Among Nicaragua's poorest are rural workers and "self-employed workers", which is how taxi drivers and street and market vendors, many of them women, call themselves.
There is no fixed income and there is no social security for small farmers and landless rural as well as self-employed workers in Nicaragua. While the country's 'informal sector' and exports of agricultural products are the main pillars of the economy, rural coffee plantations often fail to pay the legal minimum wage and many street vendors are driven from their stalls.
Solidar supports the efforts of two labour unions, the Association of Rural Workers (ATC) and the Confederation of Self-Employed Workers (CTCP), to improve working and living conditions.
Together with Solidar, ATC has provided legal training to rural workers. Ten advice bureau across the country provide legal advice to more than 20,000 people each year. Annualy ATC laywers accompany over 2,000 legal actions with a success rate of over eighty percent.
Moreover, in a dialogue with the Ministry of Labour and with the private sector, ATC also campaigns for increased minimum wages, compliance with labour rights and better childcare facilities in plantations.
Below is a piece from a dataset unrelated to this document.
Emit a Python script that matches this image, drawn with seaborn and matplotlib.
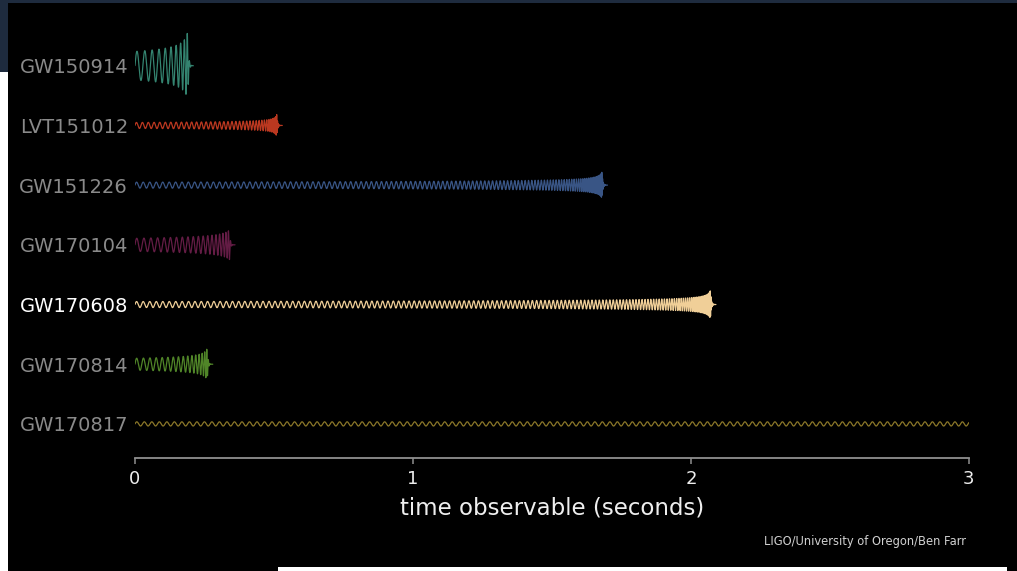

ATC trains reporters and produces radio programmes that expose breaches of labour legislation. Since 2013, Solidar has also provided funding for the training of rural workers since employers are often willing to pay better wages for higher-skilled labour.
CTCP campaigns for the introduction of social security for self-employed workers. In the capital city of Managua, CTCP has made possible the construction of sanitary facilities near street stalls and has obtained licenses for a small market.
In their daily engagements, CTCP activists have come to experience previously unknown social recognition. Because they have a positive impact on the security and running of frequently chaotic bus stations, markets and road intersections, they are valued by authorities and the wider public alike as contact persons for any problems or complaints.